What the dot-com bust can tell us about today’s AI boom
Subscribe to enjoy similar stories. Twenty-five years ago this week, the Nasdaq Composite Index hit its dot-com-era peak after soaring more than 500% in five years. Its subsequent collapse was swift and brutal.
Small investors lured by a promising new technology called the internet lost fortunes. The economy stumbled. High-flying companies like Pets.com, TheGlobe.com and Webvan collapsed.
Today, some investors are worried the same cycle might be playing out when it comes to artificial intelligence. Even if that is the case—a big if—there is an important lesson for investors from the dot-com collapse: Ultimately, the early internet hype proved correct. It’s easy to understand the fear, and the echo of the dot-com boom.
Leading AI companies are valued in the tens or hundreds of billions of dollars, some of them with little prospect of generating meaningful sales. And investors are racing to give the companies still more money at ever-higher prices to build even bigger clusters of AI chips to fill out new, cavernous data centers. Yet the dot.com boom and bust showed that big bets on ambitious technologies can pay off in the long run.

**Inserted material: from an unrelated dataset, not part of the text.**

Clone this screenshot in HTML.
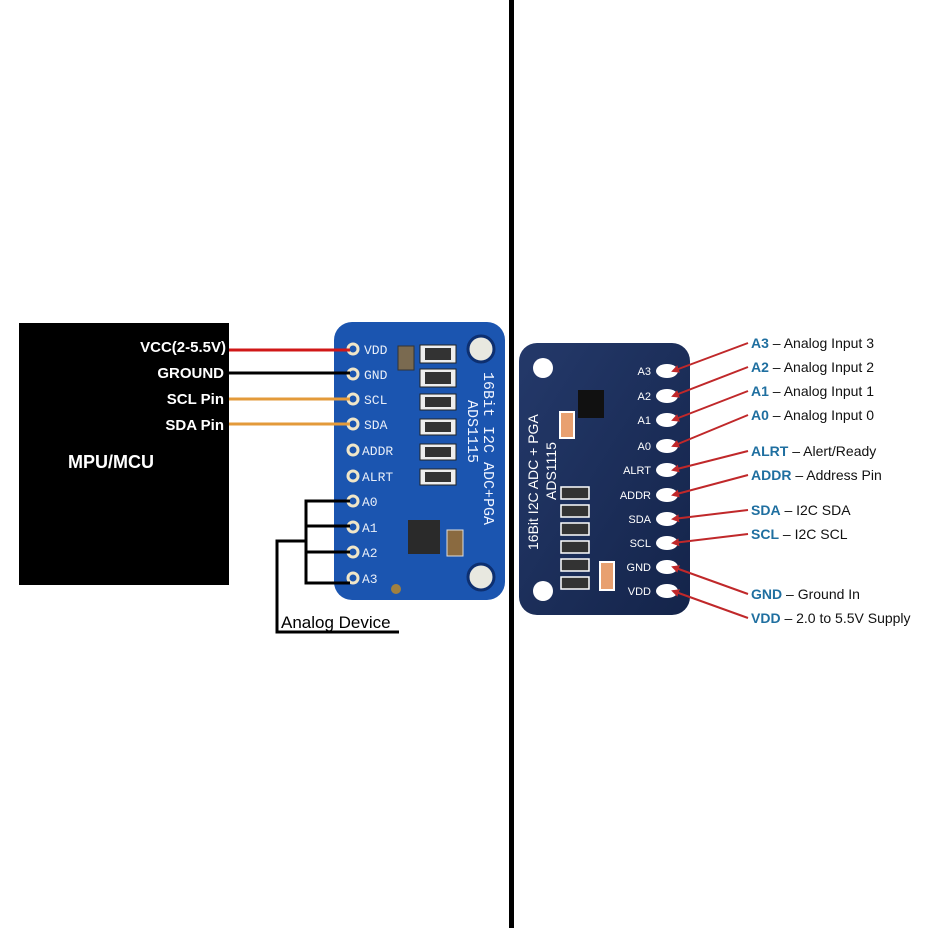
<!DOCTYPE html>
<html><head><style>html,body{margin:0;padding:0;background:#fff}svg{display:block}</style></head>
<body>
<svg width="928" height="928" viewBox="0 0 928 928" xmlns="http://www.w3.org/2000/svg" font-family="Liberation Sans, sans-serif">
<defs>
<linearGradient id="rb" x1="0" y1="0" x2="1" y2="1"><stop offset="0" stop-color="#24396a"/><stop offset="1" stop-color="#14244a"/></linearGradient>
<marker id="ar" markerWidth="8" markerHeight="8" refX="6" refY="4" orient="auto" markerUnits="userSpaceOnUse"><path d="M0,0 L8,4 L0,8 z" fill="#c0282a"/></marker>
</defs>
<rect x="509" y="0" width="5" height="928" fill="#000"/>
<!-- MCU -->
<rect x="19" y="323" width="210" height="262" fill="#000"/>
<g fill="#fff" font-weight="bold" font-size="15" text-anchor="end">
<text x="226" y="352">VCC(2-5.5V)</text><text x="224" y="378">GROUND</text>
<text x="224" y="404">SCL Pin</text><text x="224" y="430">SDA Pin</text></g>
<text x="68" y="468" fill="#fff" font-weight="bold" font-size="18">MPU/MCU</text>
<!-- left board -->
<rect x="334" y="322" width="171" height="278" rx="18" fill="#1b55b0"/>
<circle cx="481" cy="349" r="13" fill="#e8e8e0" stroke="#0d2f70" stroke-width="3"/>
<circle cx="481" cy="577" r="13" fill="#e8e8e0" stroke="#0d2f70" stroke-width="3"/>
<g fill="none" stroke="#f0e6c8" stroke-width="3">
<circle cx="353" cy="349" r="5"/><circle cx="353" cy="374" r="5"/><circle cx="353" cy="399" r="5"/><circle cx="353" cy="424" r="5"/><circle cx="353" cy="450" r="5"/><circle cx="353" cy="476" r="5"/><circle cx="353" cy="501" r="5"/><circle cx="353" cy="527" r="5"/><circle cx="353" cy="552" r="5"/><circle cx="353" cy="578" r="5"/></g>
<g fill="#e8eef8" font-family="Liberation Mono, monospace" font-size="13">
<text x="364" y="354">VDD</text><text x="364" y="379">GND</text><text x="364" y="404">SCL</text><text x="364" y="429">SDA</text><text x="362" y="455">ADDR</text><text x="362" y="481">ALRT</text><text x="362" y="506">A0</text><text x="362" y="532">A1</text><text x="362" y="557">A2</text><text x="362" y="583">A3</text></g>
<g fill="#eee" stroke="#222" stroke-width="1">
<rect x="420" y="345" width="36" height="18"/><rect x="420" y="369" width="36" height="18"/><rect x="420" y="394" width="36" height="16"/><rect x="420" y="419" width="36" height="16"/><rect x="420" y="444" width="36" height="16"/><rect x="420" y="469" width="36" height="16"/></g>
<g fill="#333"><rect x="425" y="348" width="26" height="12"/><rect x="425" y="372" width="26" height="12"/><rect x="425" y="397" width="26" height="10"/><rect x="425" y="422" width="26" height="10"/><rect x="425" y="447" width="26" height="10"/><rect x="425" y="472" width="26" height="10"/></g>
<rect x="398" y="346" width="16" height="24" fill="#7a6a50" stroke="#333"/>
<rect x="408" y="520" width="32" height="34" fill="#2a2a2a"/>
<rect x="447" y="530" width="16" height="26" fill="#8a6a40" stroke="#ddd"/>
<circle cx="396" cy="589" r="5" fill="#a08040"/>
<text transform="translate(484,372) rotate(90)" fill="#f0f4ff" font-family="Liberation Mono, monospace" font-size="15">16Bit I2C ADC+PGA</text>
<text transform="translate(468,400) rotate(90)" fill="#f0f4ff" font-family="Liberation Mono, monospace" font-size="15">ADS1115</text>
<!-- wires -->
<line x1="229" y1="350" x2="350" y2="350" stroke="#d01818" stroke-width="3"/>
<line x1="229" y1="373" x2="350" y2="373" stroke="#000" stroke-width="3"/>
<line x1="229" y1="399" x2="350" y2="399" stroke="#e39a3a" stroke-width="3"/>
<line x1="229" y1="424" x2="350" y2="424" stroke="#e39a3a" stroke-width="3"/>
<g stroke="#000" stroke-width="3" fill="none">
<path d="M350 501 H306 V583 H350"/><path d="M306 526 H350"/><path d="M306 552 H350"/>
<path d="M306 541 H277 V632 H399"/></g>
<text x="281" y="628" font-size="17" fill="#000">Analog Device</text>
<!-- right board -->
<rect x="519" y="343" width="171" height="272" rx="18" fill="url(#rb)"/>
<circle cx="543" cy="368" r="10" fill="#fff"/><circle cx="543" cy="591" r="10" fill="#fff"/>
<rect x="578" y="390" width="26" height="28" fill="#111"/>
<rect x="560" y="412" width="14" height="26" fill="#e8a070" stroke="#fff" stroke-width="2"/>
<g fill="#333" stroke="#fff" stroke-width="1.5">
<rect x="561" y="487" width="28" height="12"/><rect x="561" y="505" width="28" height="12"/><rect x="561" y="523" width="28" height="12"/><rect x="561" y="541" width="28" height="12"/><rect x="561" y="559" width="28" height="12"/><rect x="561" y="577" width="28" height="12"/></g>
<rect x="600" y="562" width="14" height="28" fill="#e8a070" stroke="#fff" stroke-width="2"/>
<text transform="translate(538,550) rotate(-90)" fill="#fff" font-size="14">16Bit I2C ADC + PGA</text>
<text transform="translate(556,500) rotate(-90)" fill="#fff" font-size="14">ADS1115</text>
<g fill="#fff"><ellipse cx="667" cy="371" rx="11" ry="7"/><ellipse cx="667" cy="396" rx="11" ry="7"/><ellipse cx="667" cy="420" rx="11" ry="7"/><ellipse cx="667" cy="446" rx="11" ry="7"/><ellipse cx="667" cy="470" rx="11" ry="7"/><ellipse cx="667" cy="495" rx="11" ry="7"/><ellipse cx="667" cy="519" rx="11" ry="7"/><ellipse cx="667" cy="543" rx="11" ry="7"/><ellipse cx="667" cy="567" rx="11" ry="7"/><ellipse cx="667" cy="591" rx="11" ry="7"/></g>
<g fill="#fff" font-size="11" text-anchor="end">
<text x="651" y="375">A3</text><text x="651" y="400">A2</text><text x="651" y="424">A1</text><text x="651" y="450">A0</text><text x="651" y="474">ALRT</text><text x="651" y="499">ADDR</text><text x="651" y="523">SDA</text><text x="651" y="547">SCL</text><text x="651" y="571">GND</text><text x="651" y="595">VDD</text></g>
<g stroke="#c0282a" stroke-width="2" marker-end="url(#ar)">
<line x1="748" y1="343" x2="673" y2="371"/><line x1="748" y1="367" x2="673" y2="396"/><line x1="748" y1="391" x2="673" y2="420"/><line x1="748" y1="415" x2="673" y2="446"/><line x1="748" y1="451" x2="673" y2="470"/><line x1="748" y1="475" x2="673" y2="495"/><line x1="748" y1="510" x2="673" y2="519"/><line x1="748" y1="534" x2="673" y2="543"/><line x1="748" y1="594" x2="673" y2="567"/><line x1="748" y1="618" x2="673" y2="591"/></g>
<g font-size="14" fill="#111">
<text x="751" y="348"><tspan fill="#1f6fa0" font-weight="bold">A3</tspan> – Analog Input 3</text>
<text x="751" y="372"><tspan fill="#1f6fa0" font-weight="bold">A2</tspan> – Analog Input 2</text>
<text x="751" y="396"><tspan fill="#1f6fa0" font-weight="bold">A1</tspan> – Analog Input 1</text>
<text x="751" y="420"><tspan fill="#1f6fa0" font-weight="bold">A0</tspan> – Analog Input 0</text>
<text x="751" y="456"><tspan fill="#1f6fa0" font-weight="bold">ALRT</tspan> – Alert/Ready</text>
<text x="751" y="480"><tspan fill="#1f6fa0" font-weight="bold">ADDR</tspan> – Address Pin</text>
<text x="751" y="515"><tspan fill="#1f6fa0" font-weight="bold">SDA</tspan> – I2C SDA</text>
<text x="751" y="539"><tspan fill="#1f6fa0" font-weight="bold">SCL</tspan> – I2C SCL</text>
<text x="751" y="599"><tspan fill="#1f6fa0" font-weight="bold">GND</tspan> – Ground In</text>
<text x="751" y="623"><tspan fill="#1f6fa0" font-weight="bold">VDD</tspan> – 2.0 to 5.5V Supply</text></g>
</svg>
</body></html>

The five most valuable listed companies globally—and six of the top seven—are tech companies from that era or ones that grew from seeds planted then. In other words, the dot-com bubble had elements of what some investors call “good bubbles" that fuel rapid adoption of revolutionary technology. That is opposed to “bad bubbles" in which people speculate on assets that don’t make the economy more productive—things like tulip bulbs, Beanie Babies or houses in the Arizona desert.